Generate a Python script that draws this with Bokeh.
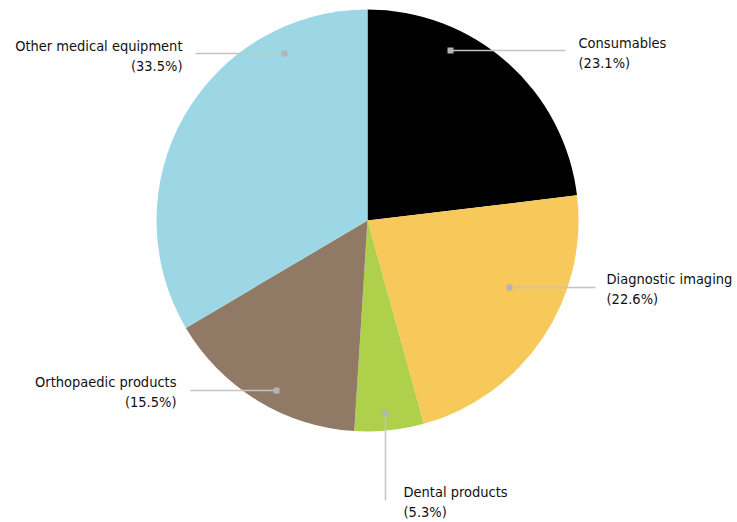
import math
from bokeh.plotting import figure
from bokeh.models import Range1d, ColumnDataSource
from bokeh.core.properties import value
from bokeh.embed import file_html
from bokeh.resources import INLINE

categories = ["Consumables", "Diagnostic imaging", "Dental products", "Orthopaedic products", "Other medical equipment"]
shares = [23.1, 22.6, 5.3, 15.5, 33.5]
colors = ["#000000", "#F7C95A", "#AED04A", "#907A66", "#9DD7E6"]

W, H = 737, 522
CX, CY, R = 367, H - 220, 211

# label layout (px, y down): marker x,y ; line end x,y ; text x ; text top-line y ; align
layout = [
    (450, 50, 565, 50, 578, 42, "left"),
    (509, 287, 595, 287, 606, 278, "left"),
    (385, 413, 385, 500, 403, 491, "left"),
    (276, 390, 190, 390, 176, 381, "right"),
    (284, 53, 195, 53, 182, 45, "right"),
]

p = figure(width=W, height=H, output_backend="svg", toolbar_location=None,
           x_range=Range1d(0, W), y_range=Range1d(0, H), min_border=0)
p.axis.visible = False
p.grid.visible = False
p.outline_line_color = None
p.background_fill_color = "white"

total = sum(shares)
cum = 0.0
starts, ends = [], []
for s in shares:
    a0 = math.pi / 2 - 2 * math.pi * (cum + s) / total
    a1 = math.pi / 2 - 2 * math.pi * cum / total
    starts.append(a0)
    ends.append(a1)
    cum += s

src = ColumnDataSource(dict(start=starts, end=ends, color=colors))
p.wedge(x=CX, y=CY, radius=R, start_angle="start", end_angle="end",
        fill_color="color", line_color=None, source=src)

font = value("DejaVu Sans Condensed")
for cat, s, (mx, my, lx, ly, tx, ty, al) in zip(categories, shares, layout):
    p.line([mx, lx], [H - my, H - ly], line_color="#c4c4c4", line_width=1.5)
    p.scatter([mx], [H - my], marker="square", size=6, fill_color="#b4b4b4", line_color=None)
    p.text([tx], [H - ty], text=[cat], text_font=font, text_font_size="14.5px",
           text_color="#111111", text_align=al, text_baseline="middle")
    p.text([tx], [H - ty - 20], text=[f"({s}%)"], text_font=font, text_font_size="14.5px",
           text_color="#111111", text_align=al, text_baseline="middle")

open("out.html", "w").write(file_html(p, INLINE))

━━━━━━━━━━━━━━━━━━━━━━━━━━━━━━

» SET TASK
Reproduce each line word for word and drop the pictures.

» TASK RESULT
Generate a Python script that draws this with Bokeh.
import math
from bokeh.plotting import figure
from bokeh.models import Range1d, ColumnDataSource
from bokeh.core.properties import value
from bokeh.embed import file_html
from bokeh.resources import INLINE

categories = ["Consumables", "Diagnostic imaging", "Dental products", "Orthopaedic products", "Other medical equipment"]
shares = [23.1, 22.6, 5.3, 15.5, 33.5]
colors = ["#000000", "#F7C95A", "#AED04A", "#907A66", "#9DD7E6"]

W, H = 737, 522
CX, CY, R = 367, H - 220, 211

# label layout (px, y down): marker x,y ; line end x,y ; text x ; text top-line y ; align
layout = [
    (450, 50, 565, 50, 578, 42, "left"),
    (509, 287, 595, 287, 606, 278, "left"),
    (385, 413, 385, 500, 403, 491, "left"),
    (276, 390, 190, 390, 176, 381, "right"),
    (284, 53, 195, 53, 182, 45, "right"),
]

p = figure(width=W, height=H, output_backend="svg", toolbar_location=None,
           x_range=Range1d(0, W), y_range=Range1d(0, H), min_border=0)
p.axis.visible = False
p.grid.visible = False
p.outline_line_color = None
p.background_fill_color = "white"

total = sum(shares)
cum = 0.0
starts, ends = [], []
for s in shares:
    a0 = math.pi / 2 - 2 * math.pi * (cum + s) / total
    a1 = math.pi / 2 - 2 * math.pi * cum / total
    starts.append(a0)
    ends.append(a1)
    cum += s

src = ColumnDataSource(dict(start=starts, end=ends, color=colors))
p.wedge(x=CX, y=CY, radius=R, start_angle="start", end_angle="end",
        fill_color="color", line_color=None, source=src)

font = value("DejaVu Sans Condensed")
for cat, s, (mx, my, lx, ly, tx, ty, al) in zip(categories, shares, layout):
    p.line([mx, lx], [H - my, H - ly], line_color="#c4c4c4", line_width=1.5)
    p.scatter([mx], [H - my], marker="square", size=6, fill_color="#b4b4b4", line_color=None)
    p.text([tx], [H - ty], text=[cat], text_font=font, text_font_size="14.5px",
           text_color="#111111", text_align=al, text_baseline="middle")
    p.text([tx], [H - ty - 20], text=[f"({s}%)"], text_font=font, text_font_size="14.5px",
           text_color="#111111", text_align=al, text_baseline="middle")

open("out.html", "w").write(file_html(p, INLINE))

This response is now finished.